Name		Name	Last commit message	Last commit date
Latest commit History 44 Commits
convolutional		convolutional
fully_connected		fully_connected
.gitignore		.gitignore
README.txt		README.txt

Repository files navigation

fast_gpu_net contains two gpu implementations of neural networks for pixel
classification in the rhoana pipeline. Convolutional contains an
implementation of a deep convolutional neural network, while fully_connected
contains an implementation of a deep fully connected network.

Convolutional:
main.py contains the overall architecture of the network. It can be run by
specifying the name of an input folder, an output folder and a model file.
Each image will then be classified and a new image will be saved to the output
folder with the format <input_name>_classified.tif. 
Note:The main function can be used as a test function with random arrays, but may not currently be in working state.

The network calls three gpu kernels, im2col_batched, sgemm_batched, and
maxpool_batched for each layer. 

im2col_batched: im2col_batched is a modified version of the caffe
implementation of im2col from Berkeley Vision and Learning Center. Given a set
of images (already on the gpu) and a kernel size it performs im2col on the
gpu.

sgemm_batched:  sgemm_batched is a cublas call made using cuda scikits
wrapper. It performs C = A*B + C for arrays of matrices A, B and C.

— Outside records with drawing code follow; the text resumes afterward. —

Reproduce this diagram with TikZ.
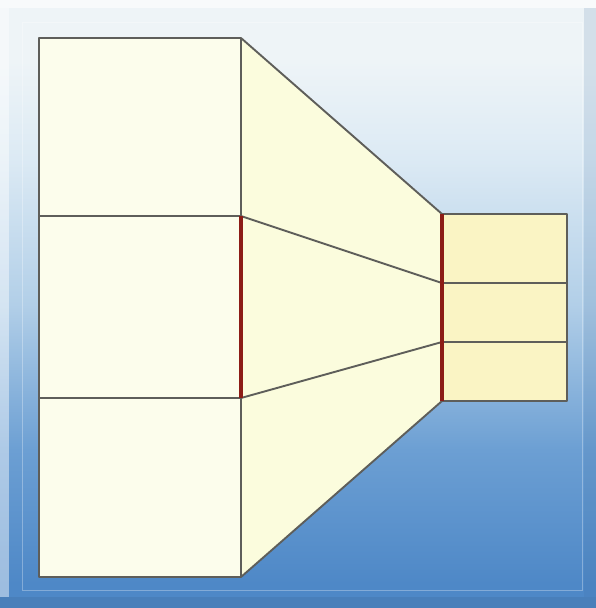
\documentclass[tikz,border=0pt]{standalone}
\usetikzlibrary{calc}
\definecolor{LineGray}{HTML}{5E5E5A}
\definecolor{SeamRed}{HTML}{8C1C16}
\definecolor{PaleCream}{HTML}{FCFDEC}
\definecolor{MidCream}{HTML}{FBFCDD}
\definecolor{DeepCream}{HTML}{FAF4C4}
\definecolor{SkyA}{HTML}{EEF4F7}
\definecolor{SkyB}{HTML}{DCEAF4}
\definecolor{SkyC}{HTML}{B2CFE8}
\definecolor{SkyD}{HTML}{6C9FD3}
\definecolor{SkyE}{HTML}{4E88C7}
\pgfdeclareverticalshading{skyfade}{100bp}{color(0bp)=(SkyE); color(27bp)=(SkyE); color(38bp)=(SkyD); color(50bp)=(SkyC); color(62bp)=(SkyB); color(70bp)=(SkyA); color(100bp)=(SkyA)}
\tikzset{wall/.style={draw=LineGray,line width=1.9pt,line join=round},
  seam/.style={draw=SeamRed,line width=4pt}}

\begin{document}
\begin{tikzpicture}[x=1pt,y=-1pt]
\useasboundingbox (0,0) rectangle (596,608);
% backdrop with a bevelled frame
\fill[shading=skyfade] (0,0) rectangle (596,608);
\fill[SkyE!80!black,opacity=.3] (0,597) rectangle (596,608);\fill[SkyE!80!black,opacity=.15] (584,8) rectangle (596,597);
\fill[white,opacity=.6] (0,0) rectangle (596,8);\fill[white,opacity=.45] (0,8) rectangle (9,597);
\draw[white,opacity=.3,line width=1pt] (22,22) rectangle (582,590);
% corners of the three parts
\coordinate (LT) at (39,38);\coordinate (MT) at (241,38);\coordinate (M1) at (241,216);\coordinate (M2) at (241,398);
\coordinate (MB) at (241,577);\coordinate (LB) at (39,577);\coordinate (L1) at (39,216);\coordinate (L2) at (39,398);
\coordinate (RT) at (442,214);\coordinate (R1) at (442,283);\coordinate (R2) at (442,342);\coordinate (RB) at (442,401);
\coordinate (ET) at (567,214);\coordinate (E1) at (567,283);\coordinate (E2) at (567,342);\coordinate (EB) at (567,401);
% fills
\fill[PaleCream] (LT) rectangle (MB);
\fill[MidCream] (MT)--(RT)--(RB)--(MB)--cycle;
\fill[DeepCream] (RT) rectangle (EB);
% outlines
\draw[wall] (LT) rectangle (MB);\draw[wall] (L1)--(M1);\draw[wall] (L2)--(M2);
\draw[wall] (MT)--(RT);\draw[wall] (MB)--(RB);\draw[wall] (M1)--(R1);\draw[wall] (M2)--(R2);
\draw[wall] (RT) rectangle (EB);\draw[wall] (R1)--(E1);\draw[wall] (R2)--(E2);
\draw[seam] (M1)--(M2);\draw[seam] (RT)--(RB);
\end{tikzpicture}
\end{document}
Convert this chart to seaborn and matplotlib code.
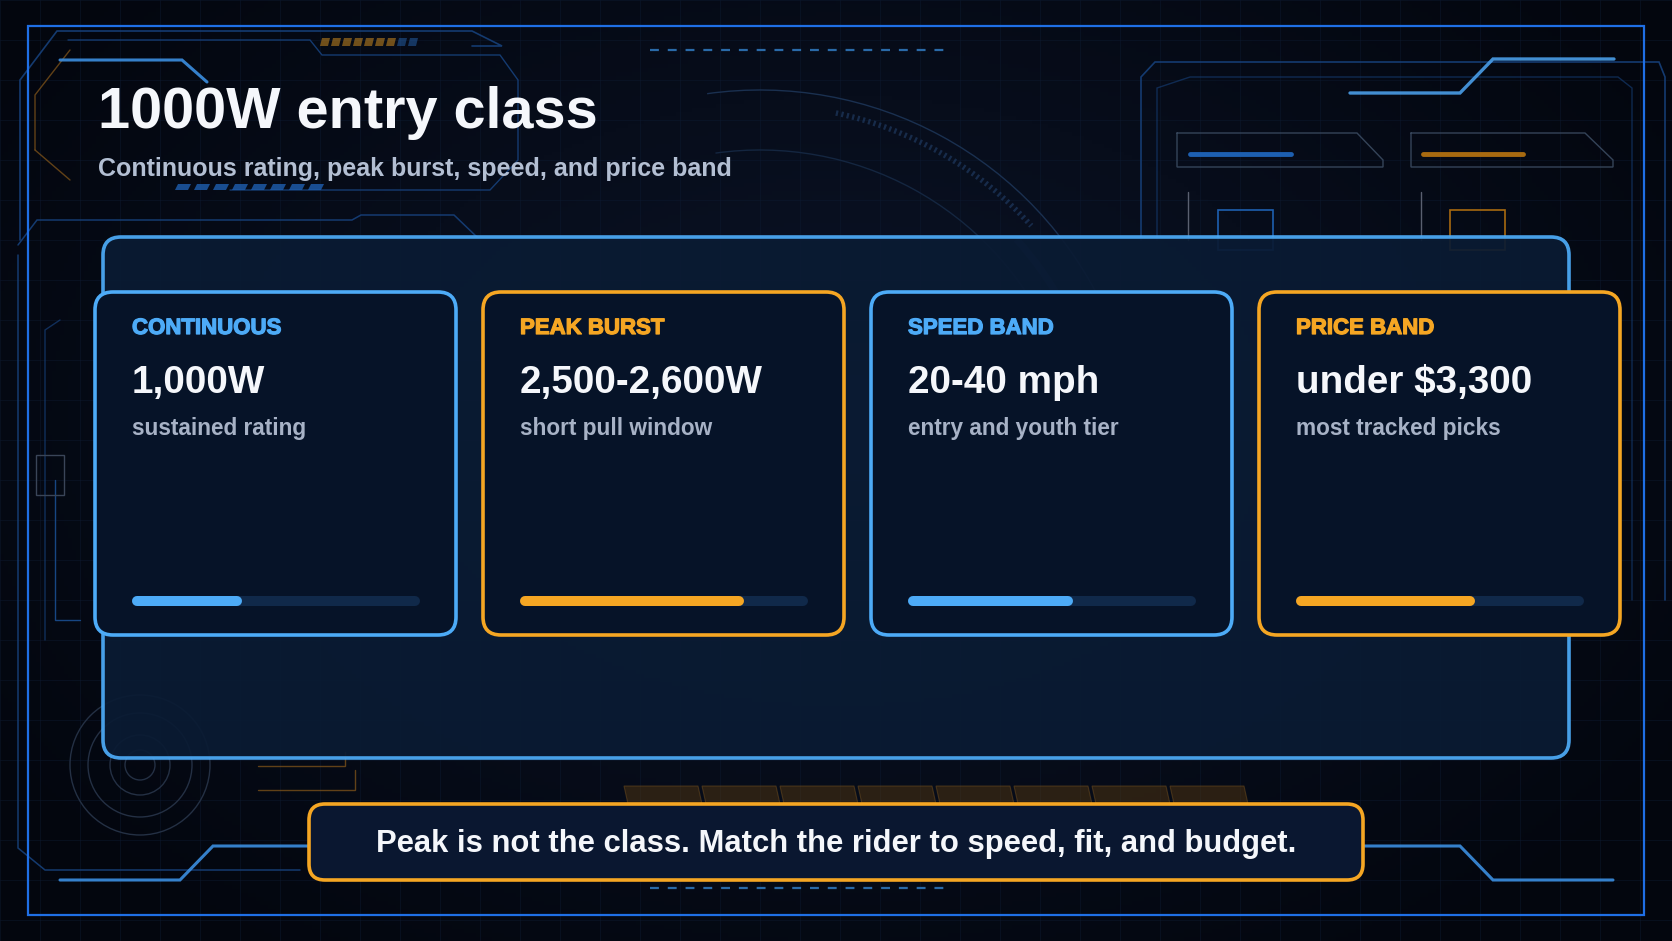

maxpool_batched: maxpool_batched is a gpu kernel to compute the maximum value
in a 3D block for a set of images.

Each of the kernels has a corresponding python wrapper that sets up the cuda
block and grid dimensions and calls the actual kernel.

To reduce cost from memory transfer these wrappers operate on handles to gpu
arrays and the only host to device or device to host transfers occur at the
beginning and end of classifying an image.


ARRAY INDICES:
Special attention should be paid to the order of indices used in the images.
Because of inconsitencies between the row-ordered C/numpy memory layouts and
the column-order gpu layout as well as between image indices and coordinate
indices, the order of dimensions is not obvious and not trivially
generalizable.


Fully Connected:
main.py performs classification like in the convolutional networks with the
same interface. 
The main function is a test function set up to run timing and check that the output matches with output performed
using pylearn2 on the smae image and using the same model.

Image Formats: 
The input images are cast to floats and normalized and the output images are 8
bit integer images.


The fully connected network calls four kernels, im2col, sgemm, rectify, and soft_max.

For this network im2col and sgemm are used unbatched.

Rectify simply computes elementwise max(0, x)

soft_max is applied only in the last layer to convert 2D output to probability
values for the classes.